Cooperation between the Government of Mexico and U.S. officials on issues related to tunnels has been on the rise in the past several years. The ICE Assistant Attaché in Tijuana, Mexico is creating a joint ICE-Government of Mexico investigative tunnel response team that will focus on the identification and investigation of tunnels on the Mexican side of the border. The team will initially focus its efforts in the Tijuana area, eventually expanding its scope to respond to tunnels detected along the entire Southwest border.

ICE has also procured emergency rescue and tunnel safety equipment for the Mexican military and the Secretaria de Seguridad Publica (SSP).
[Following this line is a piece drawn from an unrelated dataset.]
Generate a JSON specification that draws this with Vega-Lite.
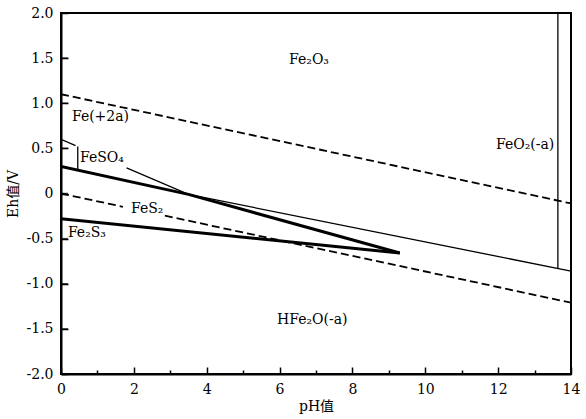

In addition, ICE anticipates purchasing tunnel-exploring robots in order to test the safety and stability of tunnels prior to entry by law enforcement. The ICE Assistant Attaché in Tijuana, in coordination with the San Diego BEST TTF, will provide training to Mexican military and SSP officers on the proper use of ICE-provided equipment.

ICE is also sharing critical information with Mexican authorities to assist them in their fight against transnational criminal organizations. On March 23, 2010, Secretary Napolitano signed an unprecedented agreement with then-Government Secretary Gomez-Mont and SSP Secretary Garcia Luna in Mexico that memorializes DHS's efforts to share criminal history information electronically with Mexican law enforcement about Mexican nationals who are being repatriated from the U.S. and who have been convicted of certain felonies in the United States. ICE worked closely with the Department of Justice and the FBI to ensure that all parties adhere to regulations on the sharing of this criminal record information and the agreement includes language that precludes Mexico from refusing to accept repatriation of Mexican nationals.

Conclusion

Thank you again for the opportunity to appear before you today and for your continued support of ICE and its law enforcement mission. ICE is committed to mitigating the threat of illegal tunneling activity along the Southwest border through the various efforts I have discussed today. I appreciate your interest in this important issue.

I would be pleased to answer any questions you may have.